Etudier le parcours politique de Bendjelloul donne à voir ses moyens d'action variés, à travers plusieurs régimes politiques et de nombreuses institutions. Sa trajectoire offre un point de vue riche sur la vie politique algérienne dans le courant du XXe siècle. Sa popularité décline progressivement, et il ne connaît aucun succès politique significatif, ni durant sa carrière ni après celle-ci. La popularité de l'idée assimilationniste telle que la conçoit Bendjelloul décline également : l'émancipation des colonisés se fait par l'accès à la souveraineté nationale, par la création d'une nation algérienne indépendante sur le plan institutionnel et culturel, et non par l'intégration égalitaire des Algériens et de leur culture dans les institutions de la nation française.
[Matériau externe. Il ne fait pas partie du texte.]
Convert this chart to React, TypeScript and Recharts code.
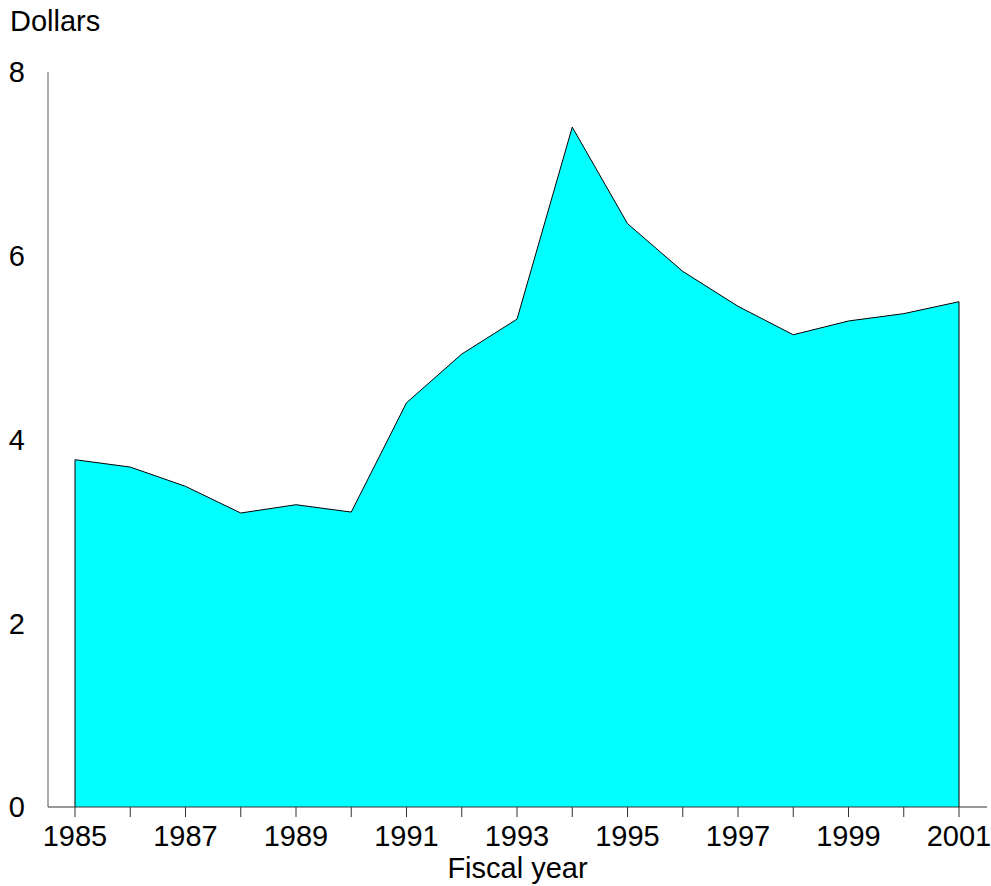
import { AreaChart, Area, XAxis, YAxis, ReferenceLine } from 'recharts';

const years = [1985, 1986, 1987, 1988, 1989, 1990, 1991, 1992, 1993, 1994, 1995, 1996, 1997, 1998, 1999, 2000, 2001];
const dollars = [3.78, 3.7, 3.49, 3.2, 3.29, 3.21, 4.4, 4.93, 5.31, 7.4, 6.35, 5.83, 5.45, 5.14, 5.29, 5.37, 5.5];
const yTicks = [0, 2, 4, 6, 8];

const data = years.map((year, i) => ({ year, value: dollars[i] }));

const FONT = '"Liberation Sans", Arial, sans-serif';
const FS = 29;

const App = () => {
  const first = data[0];
  const last = data[data.length - 1];

  return (
    <div style={{ position: 'absolute', left: 0, top: 0, width: 991, height: 886, fontFamily: FONT }}>
      <div style={{ position: 'absolute', left: 10, top: 5, fontSize: FS, color: '#000' }}>Dollars</div>
      <AreaChart width={991} height={886} data={data} margin={{ top: 72, right: 4, bottom: 0, left: 0 }}>
        <XAxis
          dataKey="year"
          type="number"
          domain={[1985, 2001]}
          ticks={years}
          interval={0}
          padding={{ left: 27, right: 28 }}
          tickFormatter={(v: number) => (v % 2 === 1 ? String(v) : '')}
          tickSize={10}
          tickMargin={8}
          height={79}
          stroke="#333"
          tick={{ fill: '#000', fontSize: FS, fontFamily: FONT }}
          label={{ value: 'Fiscal year', position: 'insideBottom', offset: 8, fill: '#000', fontSize: FS, fontFamily: FONT }}
        />
        <YAxis
          domain={[0, 8]}
          ticks={yTicks}
          width={48}
          tickLine={false}
          tickSize={0}
          tickMargin={23}
          stroke="#555"
          tick={{ fill: '#000', fontSize: FS, fontFamily: FONT }}
        />
        <Area
          type="linear"
          dataKey="value"
          fill="#00ffff"
          fillOpacity={1}
          stroke="#000"
          strokeWidth={1}
          isAnimationActive={false}
        />
        <ReferenceLine segment={[{ x: first.year, y: 0 }, { x: first.year, y: first.value }]} stroke="#000" strokeWidth={1} />
        <ReferenceLine segment={[{ x: last.year, y: 0 }, { x: last.year, y: last.value }]} stroke="#000" strokeWidth={1} />
      </AreaChart>
    </div>
  );
};

export default App;
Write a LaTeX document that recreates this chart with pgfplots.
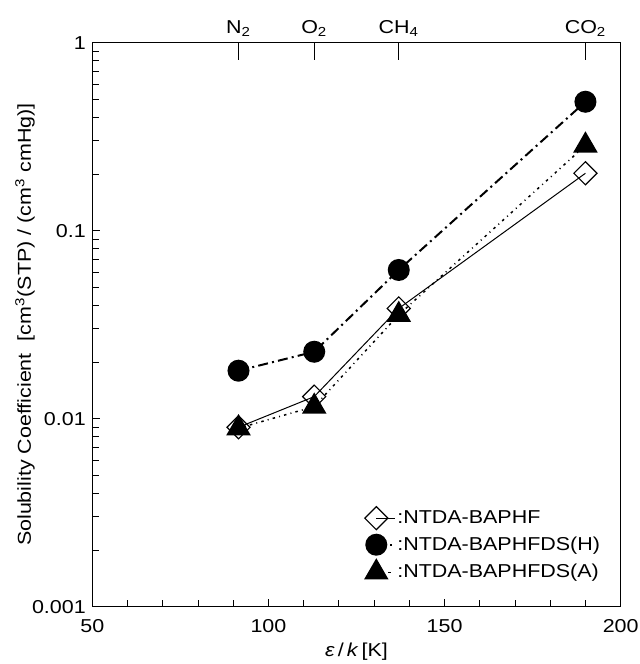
\documentclass[border=0pt]{standalone}
\usepackage{fontspec}
\setmainfont[FakeStretch=1.15]{Liberation Sans}
\usepackage{pgfplots}
\usepackage{pgfplotstable}
\pgfplotsset{compat=1.18}

\pgfplotstableread{
x y
91.5 0.0090
113 0.0131
137 0.0386
190 0.202
}\baphf
\pgfplotstableread{
x y
91.5 0.0180
113 0.0227
137 0.0618
190 0.485
}\dsh
\pgfplotstableread{
x y
91.5 0.0089
113 0.0116
137 0.0357
190 0.284
}\dsa

\begin{document}
\fontsize{11.2}{13.4}\selectfont
\begin{tikzpicture}
\begin{axis}[
  name=main,
  scale only axis,
  width=317pt, height=338.4pt,
  xmin=50, xmax=200,
  ymode=log, ymin=0.001, ymax=1,
  xtick={50,100,150,200},
  xticklabels={50,100,150,200},
  minor x tick num=4,
  ytick={0.001,0.01,0.1,1},
  yticklabels={0.001,0.01,0.1,1},
  xtick pos=bottom, ytick pos=left,
  tick align=inside,
  major tick length=4.8pt, minor tick length=4pt,
  axis line style={line width=0.8pt},
  every tick/.style={black, line width=0.6pt},
  xticklabel style={font=\fontsize{11.2}{13.4}\selectfont, yshift=-4pt},
  yticklabel style={font=\fontsize{11.2}{13.4}\selectfont},
  xlabel={\textit{ε}\,/\,\textit{k}\,[K]},
  xlabel style={at={(rel axis cs:0.5,0)}, anchor=center, yshift=-27pt, font=\fontsize{11.2}{13.4}\selectfont},
  ylabel={Solubility Coefficient~~[cm\textsuperscript{3}(STP) / (cm\textsuperscript{3} cmHg)]},
  ylabel style={at={(rel axis cs:0,0.5)}, anchor=center, yshift=40.4pt, font=\fontsize{11.2}{13.4}\selectfont},
  legend style={at={(rel axis cs:0.515,0.178)}, anchor=north west, draw=none, fill=none,
    inner sep=0pt, row sep=3pt, font=\fontsize{11.2}{13.4}\selectfont,
    nodes={inner sep=1pt}},
  legend cell align=left,
  legend image code/.code={\draw[#1] plot coordinates {(0.3cm,0cm)};\path (0.3cm,0cm) -- ++(11pt,0pt);},
]
\addplot[black, line width=0.6pt, mark=square, mark size=4.9pt,
  mark options={solid, rotate=45, fill=white, line width=0.7pt}] table {\baphf};
\addlegendentry{:NTDA-BAPHF}
\addplot[black, line width=1.2pt, dash pattern={on 6pt off 2.5pt on 1.2pt off 2.5pt}, mark=*, mark size=6pt,
  mark options={solid, fill=black}] table {\dsh};
\addlegendentry{:NTDA-BAPHFDS(H)}
\addplot[black, line width=0.9pt, dash pattern={on 1.5pt off 2.5pt on 0.6pt off 2.5pt}, mark=triangle*, mark size=7.6pt,
  mark options={solid, fill=black}] table {\dsa};
\addlegendentry{:NTDA-BAPHFDS(A)}
\end{axis}
\begin{axis}[
  scale only axis,
  width=317pt, height=338.4pt,
  xmin=50, xmax=200, ymin=0, ymax=1,
  axis x line*=top, axis y line=none,
  xtick={91.5,113,137,190},
  xticklabels={N\textsubscript{2},O\textsubscript{2},CH\textsubscript{4},CO\textsubscript{2}},
  tick align=inside, major tick length=10.5pt,
  axis line style={line width=0.8pt},
  every tick/.style={black, line width=0.6pt},
  xticklabel style={font=\fontsize{11.2}{13.4}\selectfont},
]
\end{axis}
\pgfresetboundingbox
\path ([shift={(-55.4pt,-34.4pt)}]main.south west) rectangle ([shift={(11pt,25.6pt)}]main.north east);
\end{tikzpicture}
\end{document}
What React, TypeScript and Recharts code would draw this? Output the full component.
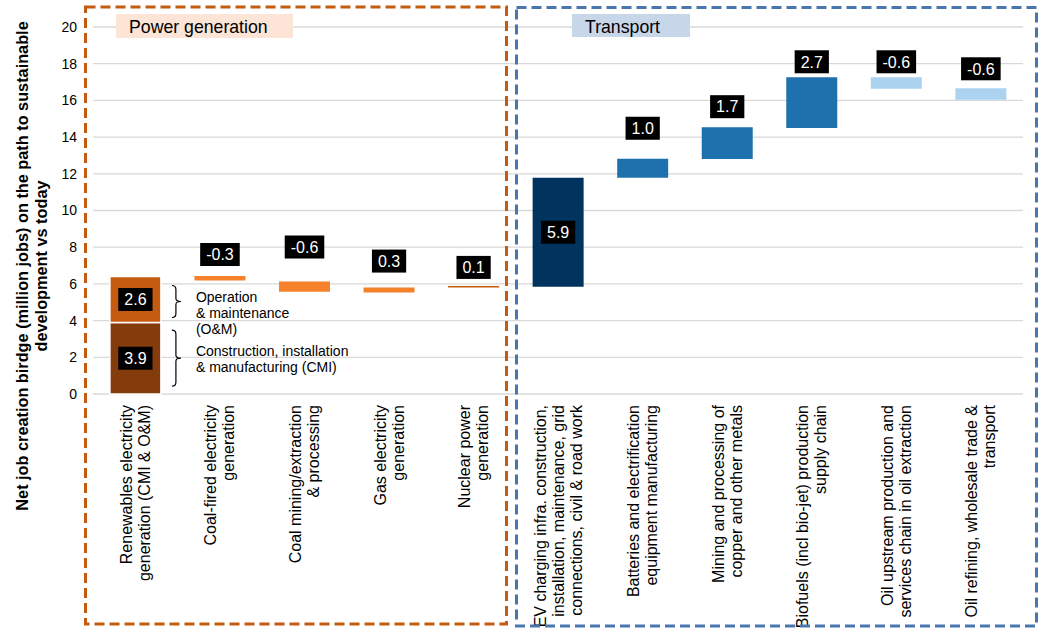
import React from "react";
import { BarChart, Bar, XAxis, YAxis, CartesianGrid, Cell, LabelList } from "recharts";

const FONT = "'Liberation Sans', Arial, sans-serif";

// category names, one entry per printed line
const categories: string[][] = [
  ["Renewables electricity", "generation (CMI & O&M)"],
  ["Coal-fired electricity", "generation"],
  ["Coal mining/extraction", "& processing"],
  ["Gas electricity", "generation"],
  ["Nuclear power", "generation"],
  ["EV charging infra. construction,", "installation, maintenance, grid", "connections, civil & road work"],
  ["Batteries and electrification", "equipment manufacturing"],
  ["Mining and processing of", "copper and other metals"],
  ["Biofuels (incl bio-jet) production", "supply chain"],
  ["Oil upstream production and", "services chain in oil extraction"],
  ["Oil refining, wholesale trade &", "transport"],
];

// floating bar bottoms / tops (million jobs)
const barBottom = [0, 6.18, 5.57, 5.53, 5.8, 5.85, 11.78, 12.8, 14.5, 16.63, 16.03];
const barTop = [3.9, 6.43, 6.13, 5.8, 5.89, 11.78, 12.82, 14.54, 17.26, 17.26, 16.66];
// O&M segment stacked on the renewables CMI bar
const omTop: (number | null)[] = [6.4, null, null, null, null, null, null, null, null, null, null];

const barLabels = ["3.9", "-0.3", "-0.6", "0.3", "0.1", "5.9", "1.0", "1.7", "2.7", "-0.6", "-0.6"];
const omLabels: (string | null)[] = ["2.6", null, null, null, null, null, null, null, null, null, null];

const yTicks = [0, 2, 4, 6, 8, 10, 12, 14, 16, 18, 20];

// styling
const barColors = ["#843C0C", "#F5822A", "#F5822A", "#F5822A", "#C55A11", "#00335E", "#1F71AE", "#1F71AE", "#1F71AE", "#ABD3EF", "#ABD3EF"];
const OM_COLOR = "#C55A11";
const labelInside = [true, false, false, false, false, true, false, false, false, false, false];
const labelGap = [0, 10, 23, 15, 7, 0, 19, 9, 4, 4, 8];

const rows = categories.map((lines, i) => ({
  name: lines.join("|"),
  key: String(i),
  base: barBottom[i],
  main: +(barTop[i] - barBottom[i]).toFixed(3),
  om: omTop[i] == null ? null : +((omTop[i] as number) - barTop[i]).toFixed(3),
}));

const textW = (s: string, fs: number) =>
  [...s].reduce((w, c) => w + (c === "." ? 0.278 : c === "-" ? 0.333 : 0.556) * fs, 0);

const ValueBox = ({ cx, cy, text }: { cx: number; cy: number; text: string }) => {
  const w = textW(text, 16) + 12;
  return (
    <g>
      <rect x={cx - w / 2} y={cy - 11.5} width={w} height={23} fill="#000" />
      <text x={cx} y={cy + 5.8} textAnchor="middle" fill="#fff" fontSize={16} fontFamily={FONT}>
        {text}
      </text>
    </g>
  );
};

const Brace = ({ x0, cy, half }: { x0: number; cy: number; half: number }) => (
  <path
    d={`M${x0},${cy - half} Q${x0 + 4},${cy - half} ${x0 + 4},${cy - half + 4} L${x0 + 4},${cy - 3} Q${x0 + 4},${cy} ${x0 + 9},${cy} Q${x0 + 4},${cy} ${x0 + 4},${cy + 3} L${x0 + 4},${cy + half - 4} Q${x0 + 4},${cy + half} ${x0},${cy + half}`}
    fill="none"
    stroke="#000"
    strokeWidth={1.2}
  />
);

const boxOf = (p: any) => {
  const vb = p.viewBox || {};
  return {
    x: Number(p.x ?? vb.x),
    y: Number(p.y ?? vb.y),
    w: Number(p.width ?? vb.width),
    h: Number(p.height ?? vb.height),
  };
};

const MainLabel = (p: any) => {
  const i = Number(p.value);
  const { x, y, w, h } = boxOf(p);
  const cx = x + w / 2;
  const cy = labelInside[i] ? y + h / 2 : y - labelGap[i] - 11.5;
  return (
    <g>
      <ValueBox cx={cx} cy={cy} text={barLabels[i]} />
      {i === 0 && (
        <g>
          <Brace x0={x + w + 11} cy={y + h / 2} half={28} />
          <text fontSize={14} fontFamily={FONT} fill="#000">
            <tspan x={x + w + 35} y={y + h / 2 - 2.5}>Construction, installation</tspan>
            <tspan x={x + w + 35} y={y + h / 2 + 14}>&amp; manufacturing (CMI)</tspan>
          </text>
        </g>
      )}
    </g>
  );
};

const OmLabel = (p: any) => {
  const i = Number(p.value);
  if (omLabels[i] == null) return null;
  const { x, y, w, h } = boxOf(p);
  const cy = y + h / 2;
  return (
    <g>
      <ValueBox cx={x + w / 2} cy={cy} text={omLabels[i] as string} />
      <Brace x0={x + w + 11} cy={cy + 2} half={16} />
      <text fontSize={14} fontFamily={FONT} fill="#000">
        <tspan x={x + w + 35} y={cy + 3}>Operation</tspan>
        <tspan x={x + w + 35} y={cy + 18.5}>&amp; maintenance</tspan>
        <tspan x={x + w + 35} y={cy + 35}>(O&amp;M)</tspan>
      </text>
    </g>
  );
};

const CategoryTick = (p: any) => {
  const lines = String(p.payload.value).split("|");
  const n = lines.length;
  return (
    <g transform={`translate(${p.x},${Number(p.y) + 11}) rotate(-90)`}>
      <text textAnchor="end" fontSize={16} fill="#000" fontFamily={FONT}>
        {lines.map((l, k) => (
          <tspan key={k} x={0} y={(k - (n - 1) / 2) * 18 + 5.6}>
            {l}
          </tspan>
        ))}
      </text>
    </g>
  );
};

const YTitle = () => (
  <g transform="translate(0,266)">
    <text transform="rotate(-90)" textAnchor="middle" fontSize={16.3} fontWeight="bold" fontFamily={FONT} fill="#000">
      <tspan x={0} y={28}>Net job creation birdge (million jobs) on the path to sustainable</tspan>
      <tspan x={0} y={46.5}>development vs today</tspan>
    </text>
  </g>
);

export default function App() {
  return (
    <div style={{ position: "absolute", left: 0, top: 0, width: 1042, height: 628, background: "#fff", fontFamily: FONT }}>
      <BarChart width={1042} height={628} data={rows} margin={{ top: 27, right: 19, left: 0, bottom: 0 }} barCategoryGap="20%">
        <CartesianGrid vertical={false} stroke="#d9d9d9" strokeWidth={1.3} />
        <XAxis
          dataKey="name"
          interval={0}
          axisLine={false}
          tickLine={false}
          tickSize={0}
          tickMargin={0}
          height={234}
          tick={<CategoryTick />}
        />
        <YAxis
          domain={[0, 20]}
          ticks={yTicks}
          axisLine={false}
          tickLine={false}
          tickSize={0}
          tickMargin={16}
          width={93}
          tick={{ fontSize: 14, fill: "#000", fontFamily: FONT }}
          label={{ content: () => <YTitle /> }}
        />
        <Bar dataKey="base" stackId="w" fill="#fff" fillOpacity={0} isAnimationActive={false} />
        <Bar dataKey="main" stackId="w" isAnimationActive={false}>
          {rows.map((r, i) => (
            <Cell key={r.key} fill={barColors[i]} stroke={i === 0 ? "#fff" : "none"} strokeWidth={i === 0 ? 1.5 : 0} />
          ))}
          <LabelList dataKey="key" content={<MainLabel />} />
        </Bar>
        <Bar dataKey="om" stackId="w" fill={OM_COLOR} stroke="#fff" strokeWidth={1.5} isAnimationActive={false}>
          <LabelList dataKey="key" content={<OmLabel />} />
        </Bar>
      </BarChart>
      <svg width={1042} height={628} style={{ position: "absolute", left: 0, top: 0, pointerEvents: "none" }}>
        <rect x={85.5} y={7} width={421} height={617} fill="none" stroke="#C55A11" strokeWidth={3} strokeDasharray="10 5" />
        <rect x={516.5} y={7.5} width={520} height={618.5} fill="none" stroke="#4A76AE" strokeWidth={3} strokeDasharray="10 5" />
        <rect x={116} y={14} width={177} height={24} fill="#FCE4D6" />
        <text x={129} y={33} fontSize={17.7} fontFamily={FONT} fill="#000">Power generation</text>
        <rect x={572} y={14} width={118} height={23} fill="#C8D6EA" />
        <text x={585} y={33} fontSize={17.7} fontFamily={FONT} fill="#000">Transport</text>
      </svg>
    </div>
  );
}
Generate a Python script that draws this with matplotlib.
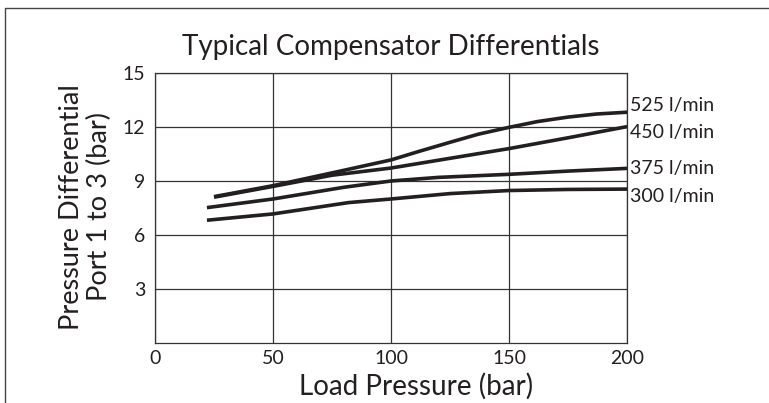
import matplotlib
matplotlib.use("Agg")
import matplotlib.pyplot as plt
from matplotlib.lines import Line2D

# Values
x_525 = [25, 50, 75, 100, 112, 125, 137, 150, 162, 175, 187, 200]
y_525 = [8.13, 8.74, 9.45, 10.17, 10.65, 11.15, 11.6, 11.98, 12.3, 12.55, 12.72, 12.82]

x_450 = [25, 50, 75, 100, 125, 150, 175, 200]
y_450 = [8.1, 8.7, 9.32, 9.72, 10.26, 10.8, 11.4, 12.02]

x_375 = [22, 50, 80, 100, 120, 150, 175, 200]
y_375 = [7.52, 8.0, 8.65, 9.0, 9.2, 9.37, 9.55, 9.7]

x_300 = [22, 50, 82, 100, 125, 150, 175, 200]
y_300 = [6.82, 7.17, 7.8, 8.0, 8.3, 8.47, 8.53, 8.55]

series_labels = ["525 l/min", "450 l/min", "375 l/min", "300 l/min"]
x_ticks = [0, 50, 100, 150, 200]
y_ticks = [3, 6, 9, 12, 15]

plt.rcParams['font.family'] = ['Lato', 'DejaVu Sans']
ink = '#231f20'

fig = plt.figure(figsize=(7.69, 4.03), dpi=100)
ax = fig.add_axes([0.2016, 0.1489, 0.6138, 0.670])

series = [(x_525, y_525), (x_450, y_450), (x_375, y_375), (x_300, y_300)]
# label offsets (points) from each curve's end
offsets = [5.0, -4.5, 0.0, -5.0]
for (xs, ys), lab, off in zip(series, series_labels, offsets):
    ax.plot(xs, ys, color=ink, lw=2.6, solid_capstyle='butt',
            solid_joinstyle='round', zorder=3)
    ax.annotate(lab, xy=(xs[-1], ys[-1]), xytext=(2, off),
                textcoords='offset points', ha='left', va='center',
                fontsize=14, color=ink, annotation_clip=False)

ax.set_xlim(0, 200)
ax.set_ylim(0, 15)
ax.set_xticks(x_ticks)
ax.set_yticks(y_ticks)
ax.grid(True, color='#333333', lw=0.9)
ax.tick_params(length=0, labelsize=14, colors=ink, pad=5)
ax.tick_params(axis='y', pad=7)
for s in ax.spines.values():
    s.set_color('#333333')
    s.set_linewidth(0.9)

ax.set_title("Typical Compensator Differentials", fontsize=20, color=ink, pad=13)
ax.set_xlabel("Load Pressure (bar)", fontsize=20, color=ink)
ax.xaxis.set_label_coords(0.553, -0.11)
ax.set_ylabel("Pressure Differential\nPort 1 to 3 (bar)", fontsize=19.5,
              color=ink, linespacing=1.15)
ax.yaxis.set_label_coords(-0.091, 0.504)

# frame pieces at the left and top of the figure
fig.add_artist(Line2D([0.006, 0.006, 1.0], [0.0, 0.98, 0.98],
                      transform=fig.transFigure, color='#444444', lw=1.0))

fig.savefig("out.png", dpi=100)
A chaque étape de son parcours, on voit Bendjelloul vivre selon ses convictions assimilationnistes, revendiquant son algérianité au sein des institutions françaises et du système colonial. Avec les évolutions de son contexte, il reformule, adapte, développe ou réduit à l'essentiel ses revendications en faveur de la concorde franco-musulmane, de l'intégration des Algériens musulmans dans la nation française. Après l'indépendance, il reste vivre en France, et nous ne disposons pas de sources en dévoilant les raisons. Est-ce le choix d'un francophile revendiqué, admirant la qualité de vie, les institutions, les valeurs de la métropole coloniale dans laquelle il s'est formé comme homme politique ? Ou est-ce le destin forcé d'un modéré menacé par le FLN et empêché de finir ses jours sur sa terre natale ?

Cette étude n'avait pas vocation à l'exhaustivité. Plusieurs aspects de la vie de Bendjelloul, comme les premières années de sa carrière ou ses engagements en dehors de l'action politique, n'ont pas été abordés. Les sources sélectionnées ont permis de montrer que si Bendjelloul n'est certainement pas nationaliste dans sa conception de l'Algérie et dans son rapport à la France, c'est bien vers la fin du système colonial que son action politique est dirigée. Pour lui, l'assimilation signifie l'élévation des Algériens colonisés au niveau de vie des Européens et l'octroi des mêmes droits civiques, abolissant les discriminations sur lesquelles se basent le système colonial. Il utilise pour cela les outils que la législation française et ses institutions mettent à sa disposition, n'hésitant pas pour autant à braver l'autorité : son assimilationnisme ne découle donc pas d'une volonté de plaire à l'autorité coloniale, et collaborer avec elle est pour cet homme politique un moyen pragmatique d'atteindre ses objectifs.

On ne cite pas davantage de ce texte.